**Problem**
Retype, exactly as they stand, the lines from the start of the data to the line that contains "anchor=west] (gsflbl) at", both ends included. Leave the pictures out.

....

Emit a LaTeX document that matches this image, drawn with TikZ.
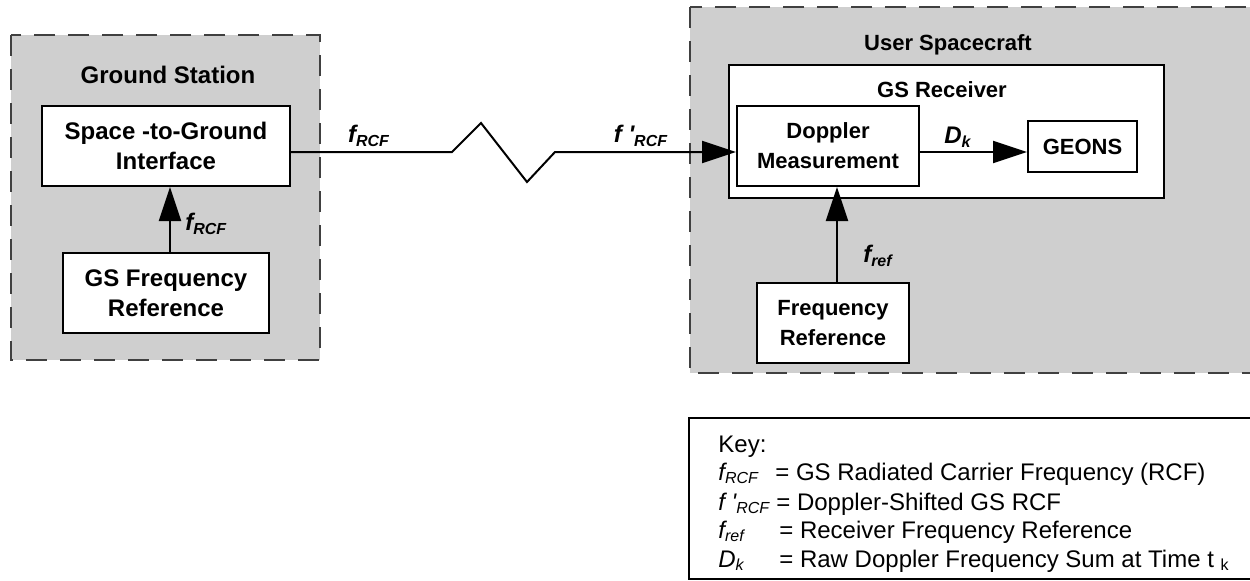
\documentclass[tikz,border=0pt]{standalone}
\usepackage{fontspec}
\setmainfont{Liberation Sans}[Ligatures=TeXOff]
\usetikzlibrary{arrows.meta}
\definecolor{panel}{gray}{0.81}
\begin{document}
\begin{tikzpicture}[x=0.5pt,y=-0.5pt,
  region/.style={draw=black!75, fill=panel, line width=0.6pt, dash pattern=on 10.5pt off 6.5pt},
  blk/.style={draw=black, fill=white, line width=1pt, align=center, inner sep=0pt,
              font=\bfseries\fontsize{11}{15}\selectfont},
  gsblk/.style={blk, font=\bfseries\fontsize{12}{15}\selectfont},
  ttl/.style={font=\bfseries\fontsize{11}{13}\selectfont, inner sep=0pt},
  lbl/.style={font=\bfseries\itshape\fontsize{12}{14}\selectfont, inner sep=0pt},
  sig/.style={line width=1pt, line join=miter, -{Triangle[length=17pt,width=11pt]}},
  keytxt/.style={font=\fontsize{12}{14}\selectfont, anchor=base west, inner sep=0pt},
  keysym/.style={keytxt, font=\itshape\fontsize{12}{14}\selectfont}
]
\useasboundingbox (0,0) rectangle (1250,580);
\clip (0,0) rectangle (1250,580);

% ground segment
\path[region] (11,35) rectangle (320,360);
\node[ttl, font=\bfseries\fontsize{12}{14}\selectfont] (gstitle) at (168,75) {Ground Station};
\node[gsblk, minimum width=124pt, minimum height=40pt] (s2g) at (166,146) {Space -to-Ground\\Interface};
\node[gsblk, minimum width=103pt, minimum height=40pt] (gsfr) at (166,293) {GS Frequency\\Reference};
\coordinate (gsx) at (170,0);
\draw[sig] (gsfr.north -| gsx) -- (s2g.south -| gsx);
\node[lbl, anchor=west] (gsflbl) at (185,224) {f\textsubscript{RCF}};

% space segment
\path[region] (690,7) rectangle (1265,373);
\node[ttl] (sctitle) at (948,45) {User Spacecraft};
\node[blk, minimum width=217.5pt, minimum height=66.5pt] (rx) at (946.5,131.5) {};
\node[ttl] (rxtitle) at (942,90) {GS Receiver};
\node[blk, minimum width=91pt, minimum height=40pt] (dm) at (828,146) {Doppler\\Measurement};
\node[blk, minimum width=54.5pt, minimum height=25.5pt] (geons) at (1082.5,146.5) {GEONS};
\node[blk, minimum width=76pt, minimum height=40pt] (fr) at (833,323) {Frequency\\Reference};

% RF link with zigzag
\coordinate (lk) at (0,152);
\coordinate (z1) at (452,152);
\coordinate (z2) at (481,123);
\coordinate (z3) at (527,182);
\coordinate (z4) at (555,152);
\draw[sig] (s2g.east |- lk) -- (z1) -- (z2) -- (z3) -- (z4) -- (dm.west |- lk);
\node[lbl] (up) at (369,136) {f\textsubscript{RCF}};
\node[lbl] (down) at (641,136) {f '\textsubscript{RCF}};

% receiver internals
\draw[sig] (dm.east |- lk) -- (geons.west |- lk);
\node[lbl] (dk) at (958,137) {D\textsubscript{k}};
\coordinate (frx) at (837,0);
\draw[sig] (fr.north -| frx) -- (dm.south -| frx);
\node[lbl] (fref) at (878,256) {f\textsubscript{ref}};

% legend
\draw[line width=1pt, fill=white] (689,418) rectangle (1265,578.5);
\node[keytxt] (k0) at (718,452) {Key:};
\node[keysym] (k1s) at (718,480) {f\textsubscript{RCF}};
\node[keytxt] (k1) at (775,480) {= GS Radiated Carrier Frequency (RCF)};
\node[keysym] (k2s) at (718,510) {f '\textsubscript{RCF}};
\node[keytxt] (k2) at (776,510) {= Doppler-Shifted GS RCF};
\node[keysym] (k3s) at (718,538) {f\textsubscript{ref}};
\node[keytxt] (k3) at (779,538) {= Receiver Frequency Reference};
\node[keysym] (k4s) at (718,567) {D\textsubscript{k}};
\node[keytxt] (k4) at (779,567) {= Raw Doppler Frequency Sum at Time t \textsubscript{k}};
\end{tikzpicture}
\end{document}
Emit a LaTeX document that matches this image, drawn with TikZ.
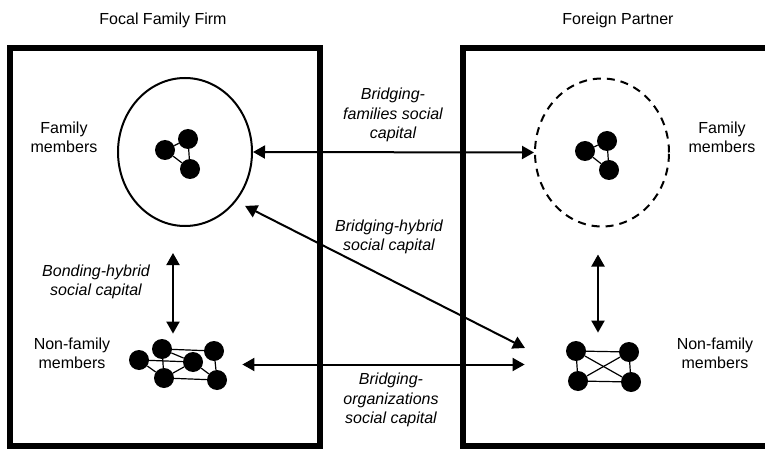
\documentclass[tikz,border=0pt]{standalone}
\usepackage{fontspec}
\setmainfont{Liberation Sans}
\usetikzlibrary{shapes.geometric, arrows.meta, positioning, fit, calc}

\begin{document}
\begin{tikzpicture}[x=1pt, y=-1pt, font=\fontsize{16}{19.3}\selectfont]
    \tikzstyle{frame} = [draw=black, line width=6pt]
    \tikzstyle{group} = [ellipse, draw=black, line width=2pt, minimum width=134pt, minimum height=148pt, inner sep=0pt]
    \tikzstyle{member} = [circle, fill=black, minimum size=20pt, inner sep=0pt]
    \tikzstyle{tie} = [line width=1.2pt]
    \tikzstyle{arrow} = [line width=2pt, <->, >={Triangle[length=12pt, width=13pt]}]
    \tikzstyle{note} = [align=center]
    \tikzstyle{capital} = [align=center, font=\fontsize{16}{19.3}\selectfont\itshape]

    \useasboundingbox (0,0) rectangle (765,449);
    \clip (0,0) rectangle (765,449);

    % the two firms
    \draw[frame] (10,48.5) rectangle (320,446);
    \draw[frame] (463,48.5) rectangle (780,446);
    \node[anchor=base] (firmL) at (163,24.5) {Focal Family Firm};
    \node[anchor=base] (firmR) at (618,24.5) {Foreign Partner};

    % family members
    \node[group] (famL) at (185,152) {};
    \node[group, dash pattern=on 8pt off 6pt] (famR) at (602,152.5) {};
    \node[member] (fL1) at (165,150) {};
    \node[member] (fL2) at (188,139) {};
    \node[member] (fL3) at (190,169) {};
    \node[member] (fR1) at (585,151) {};
    \node[member] (fR2) at (607,141) {};
    \node[member] (fR3) at (609,170) {};
    \draw[tie] (fL1) -- (fL2) -- (fL3) -- (fL1);
    \draw[tie] (fR1) -- (fR2) -- (fR3) -- (fR1);

    % non-family members
    \node[member] (nL1) at (139,360) {};
    \node[member] (nL2) at (162,349) {};
    \node[member] (nL3) at (164,378) {};
    \node[member] (nL4) at (193,362) {};
    \node[member] (nL5) at (214,351) {};
    \node[member] (nL6) at (217,380) {};
    \draw[tie] (nL1) -- (nL3) -- (nL2) -- (nL5) -- (nL6) -- (nL3);
    \draw[tie] (nL1) -- (nL4) -- (nL2);
    \draw[tie] (nL3) -- (nL4) -- (nL6);
    \node[member] (nR1) at (576,351) {};
    \node[member] (nR2) at (629,352) {};
    \node[member] (nR3) at (578,381) {};
    \node[member] (nR4) at (631,382) {};
    \draw[tie] (nR1) -- (nR2) -- (nR4) -- (nR3) -- (nR1) -- (nR4);
    \draw[tie] (nR2) -- (nR3);
    \node[fit=(nL1)(nL2)(nL3)(nL4)(nL5)(nL6), inner sep=0pt] (nfL) {};
    \node[fit=(nR1)(nR2)(nR3)(nR4), inner sep=0pt] (nfR) {};

    \node[note] (famLtxt) at (64,137) {Family\\members};
    \node[note] (famRtxt) at (722,137) {Family\\members};
    \node[note] (nfLtxt) at (72,353.5) {Non-family\\members};
    \node[note] (nfRtxt) at (715,353.5) {Non-family\\members};

    % social capital
    \coordinate (hybR) at (525,348);
    \draw[arrow] (famL.east) -- (famR.west);
    \draw[arrow, shorten <=10pt] (famL.-44) -- (hybR);
    \draw[arrow, shorten <=15pt, shorten >=41pt] (nfL.east) -- (nfL.east -| nfR.west);
    \draw[arrow, shorten <=26pt, shorten >=5pt] ([xshift=-12pt]famL.south) -- ([xshift=-5pt]nfL.north);
    \draw[arrow, shorten <=27pt, shorten >=8pt] ([xshift=-4pt]famR.south) -- ([xshift=-5.5pt]nfR.north);

    \node[capital] (bond) at (96,282) {Bonding-hybrid\\social capital};
    \node[capital] (bfam) at (393,115) {Bridging-\\families social\\capital};
    \node[capital] (bhyb) at (389,237) {Bridging-hybrid\\social capital};
    \node[capital] (borg) at (391,400) {Bridging-\\organizations\\social capital};
\end{tikzpicture}
\end{document}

....

**Reply to the task**
Emit a LaTeX document that matches this image, drawn with TikZ.
\documentclass[tikz,border=0pt]{standalone}
\usepackage{fontspec}
\setmainfont{Liberation Sans}[Ligatures=TeXOff]
\usetikzlibrary{arrows.meta}
\definecolor{panel}{gray}{0.81}
\begin{document}
\begin{tikzpicture}[x=0.5pt,y=-0.5pt,
  region/.style={draw=black!75, fill=panel, line width=0.6pt, dash pattern=on 10.5pt off 6.5pt},
  blk/.style={draw=black, fill=white, line width=1pt, align=center, inner sep=0pt,
              font=\bfseries\fontsize{11}{15}\selectfont},
  gsblk/.style={blk, font=\bfseries\fontsize{12}{15}\selectfont},
  ttl/.style={font=\bfseries\fontsize{11}{13}\selectfont, inner sep=0pt},
  lbl/.style={font=\bfseries\itshape\fontsize{12}{14}\selectfont, inner sep=0pt},
  sig/.style={line width=1pt, line join=miter, -{Triangle[length=17pt,width=11pt]}},
  keytxt/.style={font=\fontsize{12}{14}\selectfont, anchor=base west, inner sep=0pt},
  keysym/.style={keytxt, font=\itshape\fontsize{12}{14}\selectfont}
]
\useasboundingbox (0,0) rectangle (1250,580);
\clip (0,0) rectangle (1250,580);

% ground segment
\path[region] (11,35) rectangle (320,360);
\node[ttl, font=\bfseries\fontsize{12}{14}\selectfont] (gstitle) at (168,75) {Ground Station};
\node[gsblk, minimum width=124pt, minimum height=40pt] (s2g) at (166,146) {Space -to-Ground\\Interface};
\node[gsblk, minimum width=103pt, minimum height=40pt] (gsfr) at (166,293) {GS Frequency\\Reference};
\coordinate (gsx) at (170,0);
\draw[sig] (gsfr.north -| gsx) -- (s2g.south -| gsx);
\node[lbl, anchor=west] (gsflbl) at (185,224) {f\textsubscript{RCF}};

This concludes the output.